Search and rescue assistance in Drone Programming - Time & Space Complexity
When drones assist in search and rescue, they often scan areas to find targets. Understanding how the time to complete this search grows as the area or number of targets grows is important.
We want to know how the drone's work changes when the search area or number of points to check increases.
Analyze the time complexity of the following code snippet.
function searchArea(points, target) {
for (let i = 0; i < points.length; i++) {
if (points[i] === target) {
return i
}
}
return -1
}
This code checks each point in the search area one by one to find the target. It stops when it finds the target or finishes checking all points.
- Primary operation: Looping through the list of points to check each one.
- How many times: Up to once for each point in the list, until the target is found or all points are checked.
As the number of points grows, the drone may need to check more points to find the target.
| Input Size (n) | Approx. Operations |
|---|---|
| 10 | Up to 10 checks |
| 100 | Up to 100 checks |
| 1000 | Up to 1000 checks |
Pattern observation: The number of checks grows roughly in direct proportion to the number of points.
Time Complexity: O(n)
This means the time to find the target grows linearly with the number of points to check.
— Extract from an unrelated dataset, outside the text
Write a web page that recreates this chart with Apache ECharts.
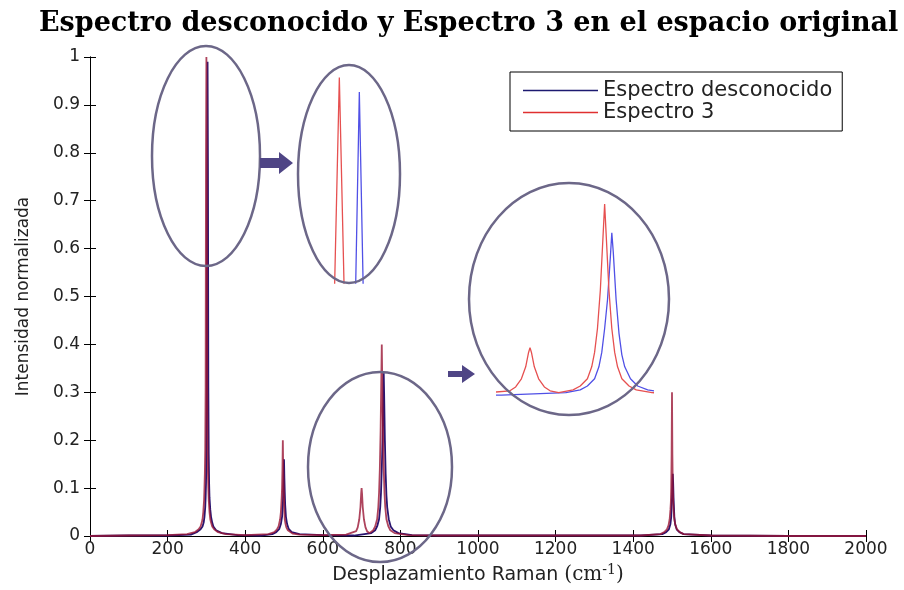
<!DOCTYPE html>
<html>
<head>
<meta charset="utf-8">
<script src="https://cdn.jsdelivr.net/npm/echarts@6/dist/echarts.min.js"></script>
<style>html,body{margin:0;padding:0;background:#fff}#c{width:904px;height:590px}</style>
</head>
<body>
<div id="c"></div>
<script>
// ---- Data ----
const titleText = 'Espectro desconocido y Espectro 3 en el espacio original';
const seriesNames = ['Espectro desconocido', 'Espectro 3'];
const xAxisTitle = 'Desplazamiento Raman';
const yAxisTitle = 'Intensidad normalizada';

// Espectro desconocido (blue)
const blueX = [0,100,200,260,275,285,290,293,295,297,298,299,300,301,302,303,304,305,306,307,308,310,312,315,318,325,340,380,
  440,470,480,488,492,495,497,498,499,500,501,502,503,505,508,512,520,540,600,
  680,725,735,740,745,748,750,752,754,756,757,758,760,762,764,766,770,775,782,795,830,
  900,1100,1300,1420,1475,1485,1492,1496,1498,1499,1500,1501,1502,1503,1504,1505,1506,1508,1512,1519,1530,1600,1800,2000];
const blueY = [0,0.001,0.001,0.003,0.008,0.014,0.02,0.028,0.04,0.06,0.08,0.11,0.16,0.3,0.75,0.99,0.76,0.31,0.17,0.11,0.08,0.055,0.04,0.028,0.02,0.012,0.006,0.002,
  0.001,0.004,0.008,0.015,0.025,0.04,0.065,0.09,0.12,0.16,0.12,0.09,0.065,0.04,0.025,0.015,0.008,0.004,0.002,
  0.001,0.006,0.012,0.02,0.035,0.06,0.09,0.14,0.2,0.29,0.34,0.3,0.2,0.13,0.085,0.06,0.035,0.02,0.012,0.006,0.002,
  0.001,0.001,0.001,0.001,0.004,0.008,0.014,0.025,0.04,0.06,0.08,0.11,0.13,0.11,0.08,0.06,0.04,0.025,0.014,0.008,0.004,0.001,0,0];

// Espectro 3 (red)
const redX = [0,100,200,250,270,280,285,288,290,292,294,295,296,297,298,299,300,301,302,303,304,305,306,308,310,312,315,320,330,350,400,
  460,475,482,486,490,492,494,495,496,497,498,499,500,501,502,504,506,510,514,522,540,600,
  660,686,690,694,697,699,700,701,703,706,710,714,720,730,735,740,743,745,747,749,751,752,753,755,757,759,761,764,769,774,785,820,
  900,1100,1300,1420,1470,1480,1487,1491,1494,1496,1497,1498,1499,1500,1501,1502,1503,1504,1506,1509,1513,1520,1530,1600,1800,2000];
const redY = [0,0.001,0.002,0.004,0.008,0.014,0.02,0.028,0.035,0.05,0.075,0.1,0.13,0.18,0.31,0.8,1.0,0.8,0.31,0.18,0.13,0.1,0.075,0.05,0.035,0.028,0.02,0.014,0.008,0.004,0.002,
  0.004,0.008,0.014,0.02,0.035,0.05,0.08,0.1,0.14,0.2,0.14,0.1,0.08,0.05,0.035,0.025,0.018,0.012,0.008,0.005,0.003,0.002,
  0.003,0.01,0.018,0.035,0.06,0.09,0.1,0.09,0.06,0.035,0.018,0.01,0.006,0.012,0.02,0.035,0.06,0.09,0.14,0.22,0.34,0.4,0.34,0.22,0.14,0.09,0.06,0.035,0.02,0.012,0.006,0.002,
  0.001,0.001,0.001,0.001,0.004,0.008,0.014,0.022,0.035,0.055,0.07,0.1,0.17,0.3,0.17,0.1,0.07,0.055,0.035,0.022,0.014,0.008,0.004,0.001,0,0];

const xTicks = {min: 0, max: 2000, interval: 200};
const yTicks = {min: 0, max: 1, interval: 0.1};
// zoomed views (inset ranges)
const zoom1Range = {xmin: 295.6, xmax: 304.6, ymin: 0.86, ymax: 1.003};
const zoom2Range = {xmin: 677, xmax: 785, ymin: -0.003, ymax: 0.402};

// ---- build ----
const pairs = (xs, ys) => xs.map((x, i) => [x, ys[i]]);
const blueData = pairs(blueX, blueY);
const redData = pairs(redX, redY);

const SANS = 'DejaVu Sans';
const chart = echarts.init(document.getElementById('c'), null, {renderer: 'canvas'});

const tickLabel = {fontFamily: SANS, fontSize: 17, color: '#222'};
const mainAxisCommon = {
  axisLine: {show: true, lineStyle: {color: '#000', width: 1}},
  axisTick: {show: true, inside: true, length: 6, lineStyle: {color: '#000'}},
  splitLine: {show: false}
};
const hiddenAxis = {show: false, splitLine: {show: false}};

chart.setOption({
  animation: false,
  backgroundColor: '#fff',
  title: {
    text: titleText, left: 34, top: 5,
    textStyle: {fontFamily: 'DejaVu Serif', fontWeight: 'bold', fontSize: 27, color: '#000'}
  },
  legend: {
    data: [
      {name: seriesNames[0], itemStyle: {color: '#1c1a70'}},
      {name: seriesNames[1], itemStyle: {color: '#e03030'}}
    ],
    orient: 'vertical', left: 510, top: 72,
    icon: 'rect', itemWidth: 75, itemHeight: 1.5, itemGap: 1,
    padding: [8, 10, 8, 13],
    backgroundColor: '#fff', borderColor: '#000', borderWidth: 1,
    textStyle: {fontFamily: SANS, fontSize: 21, color: '#222'}
  },
  grid: [
    {left: 90, right: 38, top: 57, bottom: 47},
    {left: 310, width: 60, top: 73, height: 210},
    {left: 497, width: 155, top: 203, height: 194}
  ],
  xAxis: [
    Object.assign({type: 'value', gridIndex: 0, position: 'bottom', min: xTicks.min, max: xTicks.max, interval: xTicks.interval,
      axisLabel: Object.assign({margin: 5, formatter: v => String(v)}, tickLabel),
      name: '{a|' + xAxisTitle + ' }{b|(cm}{s|-1}{b|)}', nameLocation: 'middle', nameGap: 27,
      nameTextStyle: {rich: {
        a: {fontFamily: SANS, fontSize: 19, color: '#222'},
        b: {fontFamily: 'DejaVu Serif', fontSize: 20, color: '#222'},
        s: {fontFamily: 'DejaVu Serif', fontSize: 14, color: '#222', padding: [0, 0, 10, 0]}
      }}
    }, mainAxisCommon),
    Object.assign({type: 'value', gridIndex: 0, position: 'top', min: xTicks.min, max: xTicks.max, interval: xTicks.interval,
      axisLabel: {show: false}}, mainAxisCommon),
    Object.assign({type: 'value', gridIndex: 1, min: zoom1Range.xmin, max: zoom1Range.xmax}, hiddenAxis),
    Object.assign({type: 'value', gridIndex: 2, min: zoom2Range.xmin, max: zoom2Range.xmax}, hiddenAxis)
  ],
  yAxis: [
    Object.assign({type: 'value', gridIndex: 0, position: 'left', min: yTicks.min, max: yTicks.max, interval: yTicks.interval,
      axisLabel: Object.assign({margin: 10, formatter: v => String(+v.toFixed(1))}, tickLabel),
      name: yAxisTitle, nameLocation: 'middle', nameGap: 58,
      nameTextStyle: {fontFamily: SANS, fontSize: 17, color: '#222'}
    }, mainAxisCommon),
    Object.assign({type: 'value', gridIndex: 0, position: 'right', min: yTicks.min, max: yTicks.max, interval: yTicks.interval,
      axisLabel: {show: false}}, mainAxisCommon),
    Object.assign({type: 'value', gridIndex: 1, min: zoom1Range.ymin, max: zoom1Range.ymax}, hiddenAxis),
    Object.assign({type: 'value', gridIndex: 2, min: zoom2Range.ymin, max: zoom2Range.ymax}, hiddenAxis)
  ],
  series: [
    {name: seriesNames[0], type: 'line', xAxisIndex: 0, yAxisIndex: 0, data: blueData, showSymbol: false,
      lineStyle: {color: '#2a1570', width: 1.8}, itemStyle: {color: '#1c1a70'}, z: 2},
    {name: seriesNames[1], type: 'line', xAxisIndex: 0, yAxisIndex: 0, data: redData, showSymbol: false,
      lineStyle: {color: '#9a1535', width: 1.8, opacity: 0.8}, itemStyle: {color: '#e03030'}, z: 3},
    {name: 'zoom1-blue', type: 'line', xAxisIndex: 2, yAxisIndex: 2, data: blueData, showSymbol: false,
      lineStyle: {color: '#5050e6', width: 1.3}, z: 2},
    {name: 'zoom1-red', type: 'line', xAxisIndex: 2, yAxisIndex: 2, data: redData, showSymbol: false,
      lineStyle: {color: '#e65050', width: 1.3}, z: 3},
    {name: 'zoom2-blue', type: 'line', xAxisIndex: 3, yAxisIndex: 3, data: blueData, showSymbol: false,
      lineStyle: {color: '#5050e6', width: 1.3}, z: 2},
    {name: 'zoom2-red', type: 'line', xAxisIndex: 3, yAxisIndex: 3, data: redData, showSymbol: false,
      lineStyle: {color: '#e65050', width: 1.3}, z: 3}
  ],
  graphic: [
    {type: 'ellipse', shape: {cx: 206, cy: 156, rx: 54, ry: 110}, style: {fill: null, stroke: '#6c6788', lineWidth: 2.5}, z: 50},
    {type: 'ellipse', shape: {cx: 349, cy: 174, rx: 51, ry: 109}, style: {fill: null, stroke: '#6c6788', lineWidth: 2.5}, z: 50},
    {type: 'ellipse', shape: {cx: 380, cy: 467, rx: 72, ry: 95}, style: {fill: null, stroke: '#6c6788', lineWidth: 2.5}, z: 50},
    {type: 'ellipse', shape: {cx: 569, cy: 299, rx: 100, ry: 116}, style: {fill: null, stroke: '#6c6788', lineWidth: 2.5}, z: 50},
    {type: 'polygon', shape: {points: [[260,158],[279,158],[279,152],[293,163],[279,174],[279,168],[260,168]]}, style: {fill: '#4f4585'}, z: 50},
    {type: 'polygon', shape: {points: [[448,371],[462,371],[462,365],[475,374],[462,383],[462,377],[448,377]]}, style: {fill: '#4f4585'}, z: 50}
  ]
});
</script>
</body>
</html>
[X] Wrong: "The search always takes the same time no matter how many points there are."
[OK] Correct: The drone may find the target early sometimes, but in the worst case it must check every point, so time grows with the number of points.
Understanding how search time grows helps you explain how drones handle bigger areas or more targets. This skill shows you can think about real-world problems clearly.
"What if the points were sorted and the drone used a faster search method? How would the time complexity change?"